Source excerpt.

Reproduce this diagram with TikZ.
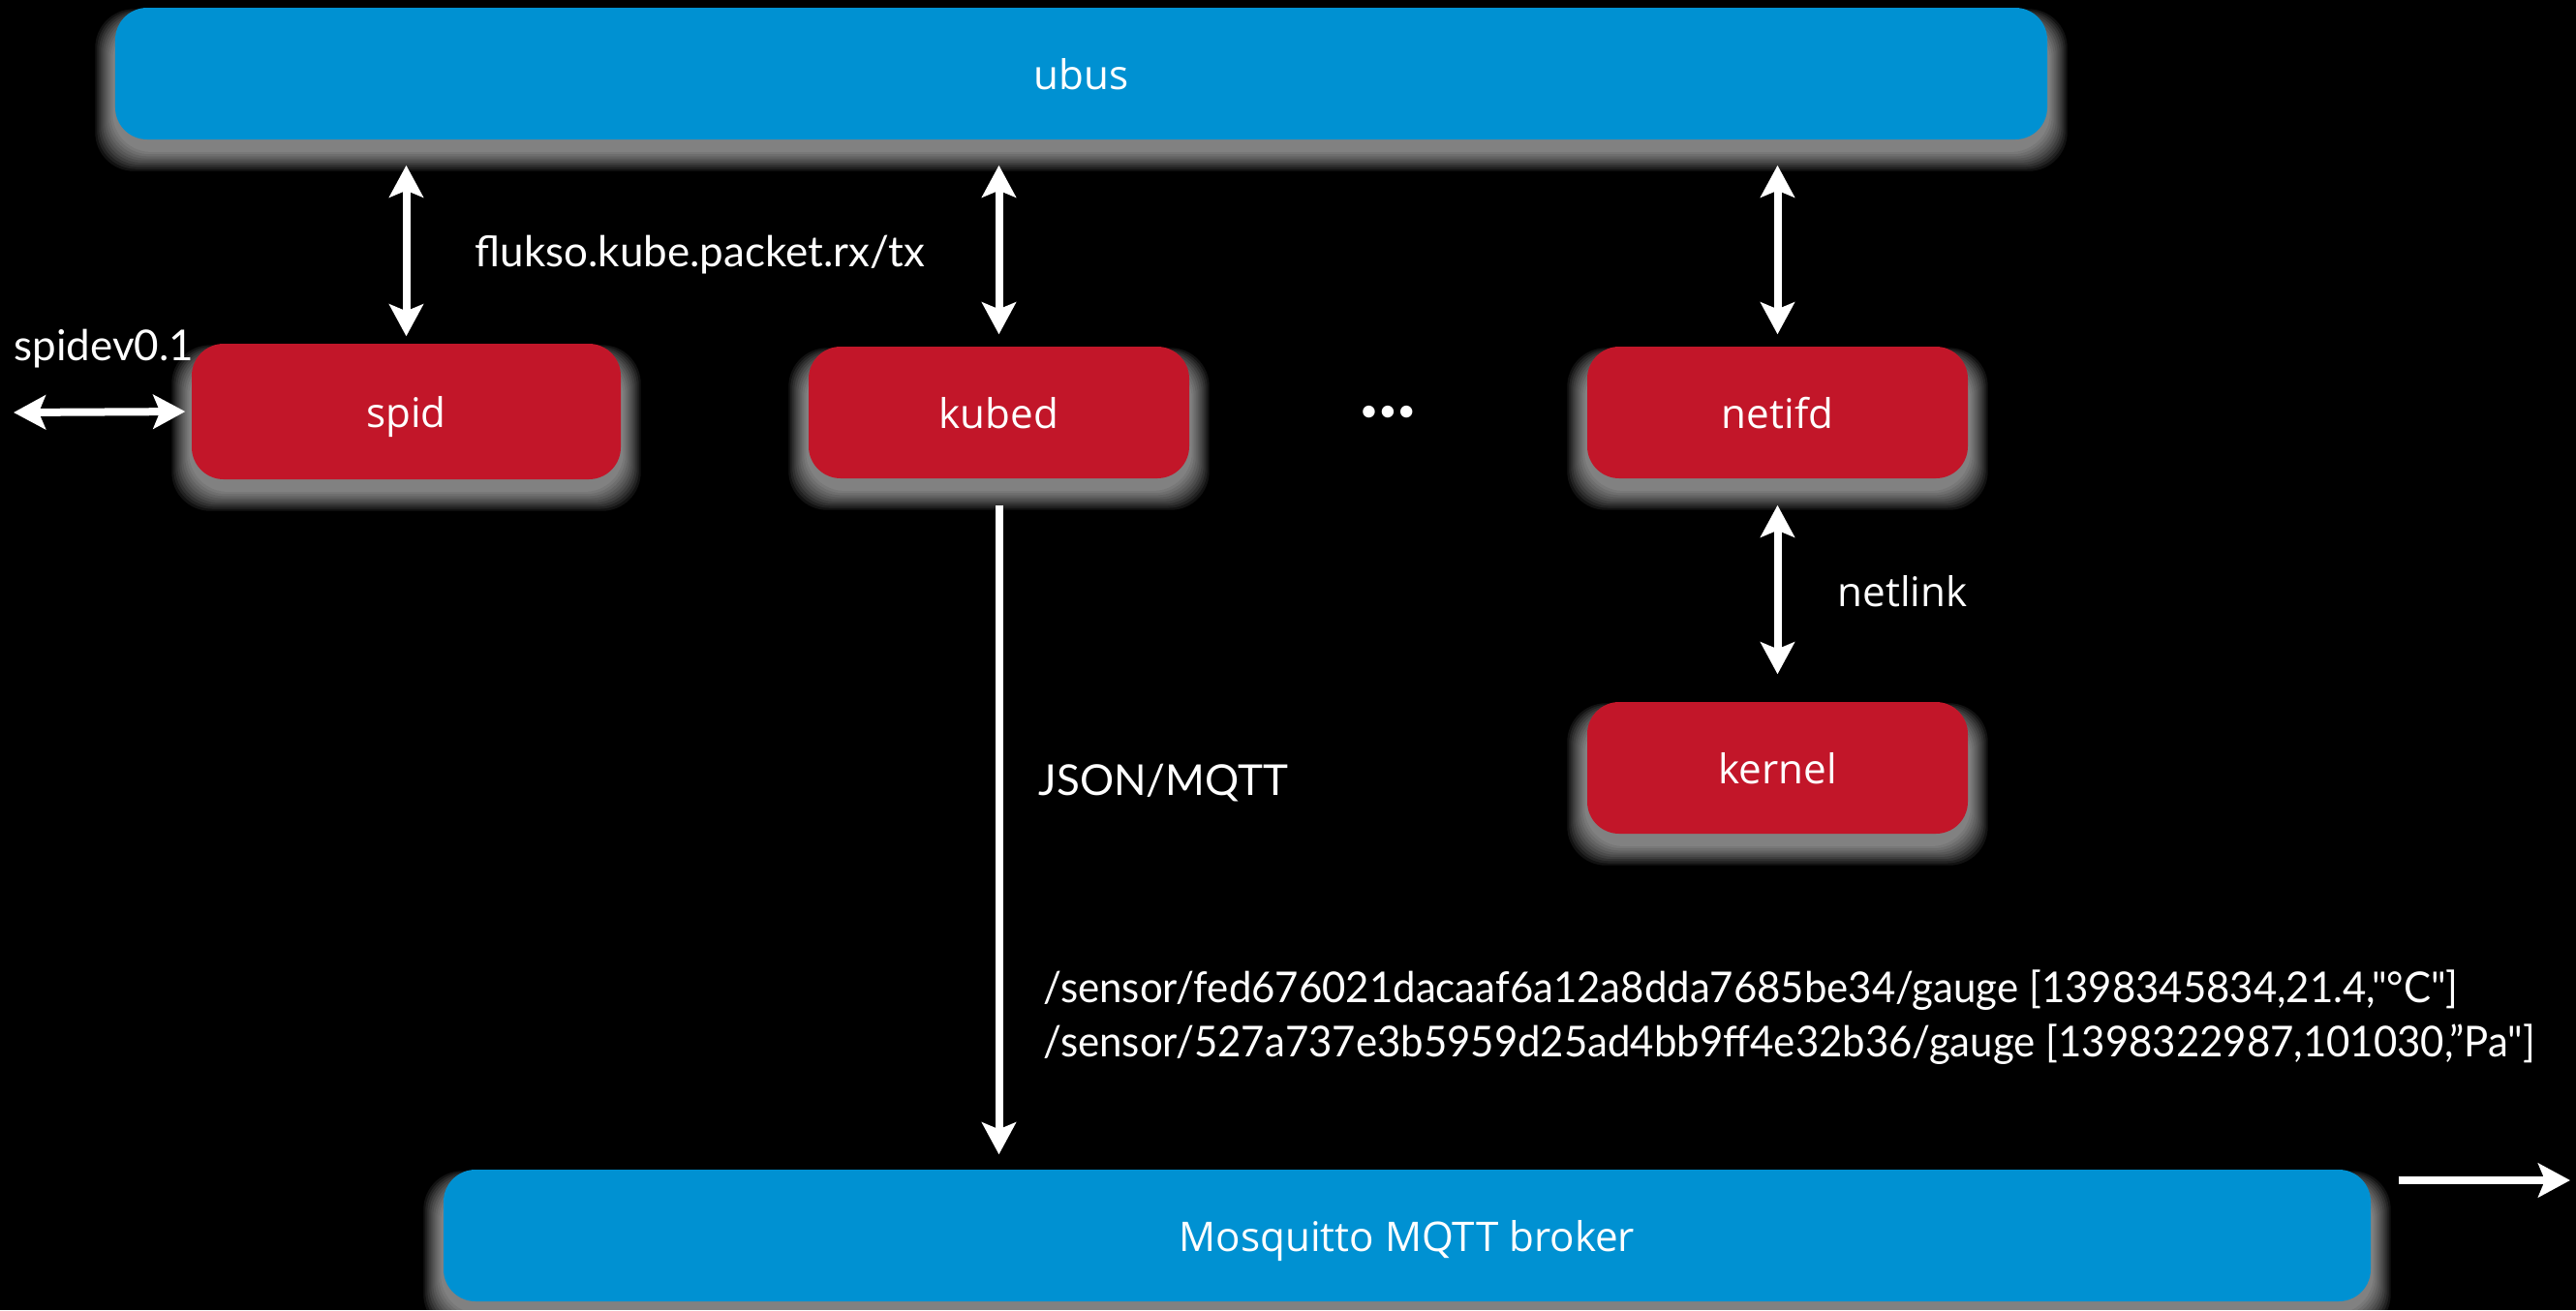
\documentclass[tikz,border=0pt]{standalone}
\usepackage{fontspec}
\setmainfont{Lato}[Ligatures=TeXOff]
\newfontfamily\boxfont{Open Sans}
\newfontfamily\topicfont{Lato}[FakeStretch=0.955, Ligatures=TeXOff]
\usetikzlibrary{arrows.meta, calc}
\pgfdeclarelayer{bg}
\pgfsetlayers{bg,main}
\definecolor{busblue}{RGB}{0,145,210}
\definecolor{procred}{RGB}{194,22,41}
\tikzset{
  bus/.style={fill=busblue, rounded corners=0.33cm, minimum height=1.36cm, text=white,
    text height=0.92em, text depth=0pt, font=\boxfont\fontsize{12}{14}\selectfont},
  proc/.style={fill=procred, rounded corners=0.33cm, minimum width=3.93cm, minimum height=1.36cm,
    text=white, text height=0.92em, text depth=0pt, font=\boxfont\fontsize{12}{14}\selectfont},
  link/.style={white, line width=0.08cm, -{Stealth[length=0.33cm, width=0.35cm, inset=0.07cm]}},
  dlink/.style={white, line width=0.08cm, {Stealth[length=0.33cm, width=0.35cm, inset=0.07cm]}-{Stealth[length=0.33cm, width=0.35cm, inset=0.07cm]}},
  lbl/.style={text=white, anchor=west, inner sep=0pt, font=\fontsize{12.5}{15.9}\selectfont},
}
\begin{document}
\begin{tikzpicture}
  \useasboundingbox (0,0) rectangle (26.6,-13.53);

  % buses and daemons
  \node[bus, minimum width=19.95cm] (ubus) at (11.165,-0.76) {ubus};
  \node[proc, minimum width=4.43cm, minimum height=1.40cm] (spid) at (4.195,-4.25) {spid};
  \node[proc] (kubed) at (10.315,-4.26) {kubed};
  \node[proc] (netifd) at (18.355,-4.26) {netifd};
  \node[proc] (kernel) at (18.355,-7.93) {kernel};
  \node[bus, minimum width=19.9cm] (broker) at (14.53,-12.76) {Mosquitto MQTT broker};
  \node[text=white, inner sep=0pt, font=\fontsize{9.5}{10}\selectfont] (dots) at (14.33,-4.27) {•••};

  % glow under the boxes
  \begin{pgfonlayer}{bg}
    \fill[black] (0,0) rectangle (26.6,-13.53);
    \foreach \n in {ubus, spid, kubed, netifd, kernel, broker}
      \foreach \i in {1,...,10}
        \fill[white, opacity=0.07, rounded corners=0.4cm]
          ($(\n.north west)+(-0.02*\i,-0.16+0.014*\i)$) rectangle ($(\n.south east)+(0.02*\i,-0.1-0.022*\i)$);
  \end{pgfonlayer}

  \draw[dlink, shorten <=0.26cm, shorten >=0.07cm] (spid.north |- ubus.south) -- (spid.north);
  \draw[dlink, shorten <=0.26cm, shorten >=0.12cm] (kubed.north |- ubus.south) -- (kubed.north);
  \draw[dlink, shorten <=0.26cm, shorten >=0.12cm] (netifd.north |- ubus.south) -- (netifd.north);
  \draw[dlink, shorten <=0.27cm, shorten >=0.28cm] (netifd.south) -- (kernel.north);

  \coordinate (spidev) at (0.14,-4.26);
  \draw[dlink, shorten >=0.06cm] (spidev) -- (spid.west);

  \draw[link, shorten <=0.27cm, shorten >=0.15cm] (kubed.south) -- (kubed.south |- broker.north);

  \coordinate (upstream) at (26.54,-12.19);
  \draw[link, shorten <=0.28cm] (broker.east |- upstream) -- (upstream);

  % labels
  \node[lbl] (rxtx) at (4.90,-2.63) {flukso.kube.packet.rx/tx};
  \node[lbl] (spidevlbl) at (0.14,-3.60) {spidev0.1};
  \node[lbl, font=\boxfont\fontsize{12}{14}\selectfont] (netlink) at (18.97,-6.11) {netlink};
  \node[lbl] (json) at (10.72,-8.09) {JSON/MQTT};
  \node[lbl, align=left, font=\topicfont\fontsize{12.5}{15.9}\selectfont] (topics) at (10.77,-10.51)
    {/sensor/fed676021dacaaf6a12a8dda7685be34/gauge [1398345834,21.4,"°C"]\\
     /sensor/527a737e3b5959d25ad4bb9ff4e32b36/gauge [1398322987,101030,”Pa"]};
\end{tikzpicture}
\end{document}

Set problem. Restate the data word for word from its first line through the line with "(dots) at (14.33,-4.27)", leaving out any picture along the way.

Exercise output.
Reproduce this diagram with TikZ.
\documentclass[tikz,border=0pt]{standalone}
\usepackage{fontspec}
\setmainfont{Lato}[Ligatures=TeXOff]
\newfontfamily\boxfont{Open Sans}
\newfontfamily\topicfont{Lato}[FakeStretch=0.955, Ligatures=TeXOff]
\usetikzlibrary{arrows.meta, calc}
\pgfdeclarelayer{bg}
\pgfsetlayers{bg,main}
\definecolor{busblue}{RGB}{0,145,210}
\definecolor{procred}{RGB}{194,22,41}
\tikzset{
  bus/.style={fill=busblue, rounded corners=0.33cm, minimum height=1.36cm, text=white,
    text height=0.92em, text depth=0pt, font=\boxfont\fontsize{12}{14}\selectfont},
  proc/.style={fill=procred, rounded corners=0.33cm, minimum width=3.93cm, minimum height=1.36cm,
    text=white, text height=0.92em, text depth=0pt, font=\boxfont\fontsize{12}{14}\selectfont},
  link/.style={white, line width=0.08cm, -{Stealth[length=0.33cm, width=0.35cm, inset=0.07cm]}},
  dlink/.style={white, line width=0.08cm, {Stealth[length=0.33cm, width=0.35cm, inset=0.07cm]}-{Stealth[length=0.33cm, width=0.35cm, inset=0.07cm]}},
  lbl/.style={text=white, anchor=west, inner sep=0pt, font=\fontsize{12.5}{15.9}\selectfont},
}
\begin{document}
\begin{tikzpicture}
  \useasboundingbox (0,0) rectangle (26.6,-13.53);

  % buses and daemons
  \node[bus, minimum width=19.95cm] (ubus) at (11.165,-0.76) {ubus};
  \node[proc, minimum width=4.43cm, minimum height=1.40cm] (spid) at (4.195,-4.25) {spid};
  \node[proc] (kubed) at (10.315,-4.26) {kubed};
  \node[proc] (netifd) at (18.355,-4.26) {netifd};
  \node[proc] (kernel) at (18.355,-7.93) {kernel};
  \node[bus, minimum width=19.9cm] (broker) at (14.53,-12.76) {Mosquitto MQTT broker};
  \node[text=white, inner sep=0pt, font=\fontsize{9.5}{10}\selectfont] (dots) at (14.33,-4.27) {•••};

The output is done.